Заряженные револьверы в коридорном шкафу по-прежнему лежали на полках, но суровые времена отошли в прошлое.
Первый смотритель Соколов сохранялся в памяти как злое предание, неразрывно связанное с гибелью Минакова, Мышкина и Грачевского, с возмутительными сценами со Щедриным, впадавшим в буйство, и некоторыми из тех, кого уводили в карцер за стук.
Ушел за достижением предельного возраста и старый ябедник Федоров, бывший после Соколова смотрителем почти целые 10 лет. Это десятилетие было временем переходным: в этот период под непрерывным натиском обитателей тюрьмы шаг за шагом завоевывались, расширялись и получались разные льготы.
Кое-где в отдельных камерах еще висела несорванная инструкция 1884 года. Но на практике уже не было речи о «хорошем поведении» и о совместной прогулке, пользовании огородом и мастерскими как награде за него. Все эти льготы давно стали достоянием всех: всякое разделение на категории исчезло.
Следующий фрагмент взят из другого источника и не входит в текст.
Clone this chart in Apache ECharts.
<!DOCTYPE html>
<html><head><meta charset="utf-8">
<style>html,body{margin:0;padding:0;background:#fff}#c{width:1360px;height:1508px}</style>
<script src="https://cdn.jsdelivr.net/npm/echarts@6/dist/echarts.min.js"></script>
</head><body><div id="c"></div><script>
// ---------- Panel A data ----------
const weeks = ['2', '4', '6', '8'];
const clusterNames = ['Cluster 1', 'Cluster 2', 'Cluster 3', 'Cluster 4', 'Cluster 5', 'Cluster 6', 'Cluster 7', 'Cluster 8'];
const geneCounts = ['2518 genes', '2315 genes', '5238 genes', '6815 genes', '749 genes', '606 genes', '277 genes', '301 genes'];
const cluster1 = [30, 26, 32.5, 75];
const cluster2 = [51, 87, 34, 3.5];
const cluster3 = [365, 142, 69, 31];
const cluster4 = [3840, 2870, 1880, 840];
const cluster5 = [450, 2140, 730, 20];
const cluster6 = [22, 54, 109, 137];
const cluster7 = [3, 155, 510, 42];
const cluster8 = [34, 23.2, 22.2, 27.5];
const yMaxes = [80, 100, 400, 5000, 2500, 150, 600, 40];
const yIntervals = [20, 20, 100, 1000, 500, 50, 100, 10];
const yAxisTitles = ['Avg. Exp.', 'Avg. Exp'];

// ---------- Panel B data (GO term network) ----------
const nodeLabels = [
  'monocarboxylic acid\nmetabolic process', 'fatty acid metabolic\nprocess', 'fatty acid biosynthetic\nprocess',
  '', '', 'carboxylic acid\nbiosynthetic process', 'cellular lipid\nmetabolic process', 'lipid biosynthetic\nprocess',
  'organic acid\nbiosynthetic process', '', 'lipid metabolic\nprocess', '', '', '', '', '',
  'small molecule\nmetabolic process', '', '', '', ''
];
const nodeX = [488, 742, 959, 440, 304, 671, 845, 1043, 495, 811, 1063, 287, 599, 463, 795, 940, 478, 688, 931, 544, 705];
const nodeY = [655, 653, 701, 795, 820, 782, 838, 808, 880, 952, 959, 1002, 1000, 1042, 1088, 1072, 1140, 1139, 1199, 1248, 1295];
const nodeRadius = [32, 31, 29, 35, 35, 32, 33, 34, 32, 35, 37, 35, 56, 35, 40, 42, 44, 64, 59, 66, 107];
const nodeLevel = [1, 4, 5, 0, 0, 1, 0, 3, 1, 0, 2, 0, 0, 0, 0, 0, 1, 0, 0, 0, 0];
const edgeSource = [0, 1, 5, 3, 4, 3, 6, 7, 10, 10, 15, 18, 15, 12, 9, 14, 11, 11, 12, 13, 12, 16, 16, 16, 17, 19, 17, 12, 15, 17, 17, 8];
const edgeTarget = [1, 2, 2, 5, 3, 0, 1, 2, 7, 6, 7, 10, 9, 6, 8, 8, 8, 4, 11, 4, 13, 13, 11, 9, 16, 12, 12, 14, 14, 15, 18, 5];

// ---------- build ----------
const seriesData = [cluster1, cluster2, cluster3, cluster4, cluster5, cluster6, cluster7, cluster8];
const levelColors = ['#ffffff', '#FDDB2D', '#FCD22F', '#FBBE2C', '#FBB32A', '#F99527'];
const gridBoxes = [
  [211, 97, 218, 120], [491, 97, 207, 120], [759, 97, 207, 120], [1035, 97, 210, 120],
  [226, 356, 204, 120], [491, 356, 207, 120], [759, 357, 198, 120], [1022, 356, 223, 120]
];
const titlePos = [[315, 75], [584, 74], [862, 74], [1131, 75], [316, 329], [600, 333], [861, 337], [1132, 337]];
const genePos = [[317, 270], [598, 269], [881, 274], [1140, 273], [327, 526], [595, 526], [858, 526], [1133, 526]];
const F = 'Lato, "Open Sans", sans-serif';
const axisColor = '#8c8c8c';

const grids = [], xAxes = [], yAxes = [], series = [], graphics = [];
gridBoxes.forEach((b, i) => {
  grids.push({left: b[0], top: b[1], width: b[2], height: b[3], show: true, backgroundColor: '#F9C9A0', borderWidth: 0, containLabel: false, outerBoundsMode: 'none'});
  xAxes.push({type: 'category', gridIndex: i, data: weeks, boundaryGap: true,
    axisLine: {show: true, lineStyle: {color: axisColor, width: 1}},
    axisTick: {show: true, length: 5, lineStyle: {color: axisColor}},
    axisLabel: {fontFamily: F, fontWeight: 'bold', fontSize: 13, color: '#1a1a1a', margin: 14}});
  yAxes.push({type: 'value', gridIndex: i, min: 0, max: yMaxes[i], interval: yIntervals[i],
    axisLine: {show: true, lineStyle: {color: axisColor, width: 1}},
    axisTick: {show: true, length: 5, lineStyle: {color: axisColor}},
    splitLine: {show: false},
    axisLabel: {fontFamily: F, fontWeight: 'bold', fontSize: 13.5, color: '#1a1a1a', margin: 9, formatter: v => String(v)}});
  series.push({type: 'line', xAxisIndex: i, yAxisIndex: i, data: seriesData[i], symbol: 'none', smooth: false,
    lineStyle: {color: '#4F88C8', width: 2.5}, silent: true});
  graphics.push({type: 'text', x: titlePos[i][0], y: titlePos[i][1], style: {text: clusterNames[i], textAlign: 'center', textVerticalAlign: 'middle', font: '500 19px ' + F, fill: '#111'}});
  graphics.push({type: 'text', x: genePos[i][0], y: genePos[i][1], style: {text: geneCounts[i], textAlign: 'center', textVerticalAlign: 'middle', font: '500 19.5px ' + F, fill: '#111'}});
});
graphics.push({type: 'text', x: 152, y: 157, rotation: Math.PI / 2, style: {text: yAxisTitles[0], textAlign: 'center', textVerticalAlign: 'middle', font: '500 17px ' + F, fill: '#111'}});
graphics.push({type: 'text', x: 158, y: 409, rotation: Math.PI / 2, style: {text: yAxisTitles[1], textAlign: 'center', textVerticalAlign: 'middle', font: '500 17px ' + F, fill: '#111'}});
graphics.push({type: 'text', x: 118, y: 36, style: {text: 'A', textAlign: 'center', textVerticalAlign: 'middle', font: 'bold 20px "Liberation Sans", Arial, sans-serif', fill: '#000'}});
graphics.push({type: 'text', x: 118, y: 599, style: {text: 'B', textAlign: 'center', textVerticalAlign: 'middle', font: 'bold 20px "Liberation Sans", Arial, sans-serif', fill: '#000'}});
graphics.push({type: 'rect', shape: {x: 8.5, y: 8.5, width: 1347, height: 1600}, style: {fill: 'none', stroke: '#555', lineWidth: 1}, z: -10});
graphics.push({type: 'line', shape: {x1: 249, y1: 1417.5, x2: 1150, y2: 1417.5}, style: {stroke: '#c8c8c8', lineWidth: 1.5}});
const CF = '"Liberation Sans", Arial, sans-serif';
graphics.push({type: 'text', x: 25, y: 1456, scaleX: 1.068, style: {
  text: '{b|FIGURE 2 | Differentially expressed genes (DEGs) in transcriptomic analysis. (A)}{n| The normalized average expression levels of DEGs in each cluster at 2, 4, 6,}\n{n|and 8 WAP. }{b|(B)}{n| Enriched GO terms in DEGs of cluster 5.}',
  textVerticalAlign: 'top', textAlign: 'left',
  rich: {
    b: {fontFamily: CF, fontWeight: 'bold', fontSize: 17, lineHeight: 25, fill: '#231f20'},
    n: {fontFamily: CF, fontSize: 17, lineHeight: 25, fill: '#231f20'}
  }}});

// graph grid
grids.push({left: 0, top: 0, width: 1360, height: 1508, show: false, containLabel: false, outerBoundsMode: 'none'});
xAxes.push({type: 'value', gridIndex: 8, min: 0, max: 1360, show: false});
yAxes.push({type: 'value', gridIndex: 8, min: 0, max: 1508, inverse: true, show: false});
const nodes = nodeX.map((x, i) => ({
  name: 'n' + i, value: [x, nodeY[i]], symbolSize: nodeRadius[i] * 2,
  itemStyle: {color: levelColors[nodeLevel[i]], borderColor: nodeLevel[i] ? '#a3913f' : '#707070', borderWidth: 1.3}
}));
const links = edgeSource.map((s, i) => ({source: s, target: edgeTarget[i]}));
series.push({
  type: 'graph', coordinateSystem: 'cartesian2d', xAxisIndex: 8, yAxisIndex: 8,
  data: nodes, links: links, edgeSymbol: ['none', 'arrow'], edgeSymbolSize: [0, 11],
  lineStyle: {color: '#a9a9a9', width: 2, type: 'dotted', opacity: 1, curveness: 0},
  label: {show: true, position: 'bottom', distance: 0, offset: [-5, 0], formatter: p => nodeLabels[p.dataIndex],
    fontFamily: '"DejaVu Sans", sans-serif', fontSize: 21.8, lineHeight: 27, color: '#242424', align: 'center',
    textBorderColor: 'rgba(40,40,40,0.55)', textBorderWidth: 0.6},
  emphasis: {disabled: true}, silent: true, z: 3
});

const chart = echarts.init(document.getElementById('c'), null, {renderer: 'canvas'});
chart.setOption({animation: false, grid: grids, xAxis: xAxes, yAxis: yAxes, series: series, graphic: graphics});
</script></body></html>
После голодовки из-за книг как бы взамен пищи духовной нам улучшили пищу телесную: стали давать чай и сахар на руки, ввели белый хлеб, увеличили суточную ассигновку на питание с 10 копеек до 23.
С этого времени медленное умирание от истощения прекратилось и здоровье всех оставшихся в живых стало заметно улучшаться.
Прогулка с первоначальных 40 минут постепенно удлинялась. Теперь почти весь день мы могли оставаться на воздухе и уходили с прогулки только в мастерские. Одно время летом нас выводили даже после ужина, который давали в 7 часов вечера. Каким праздником эта прогулка была для нас, давно забывших, что такое летний вечер!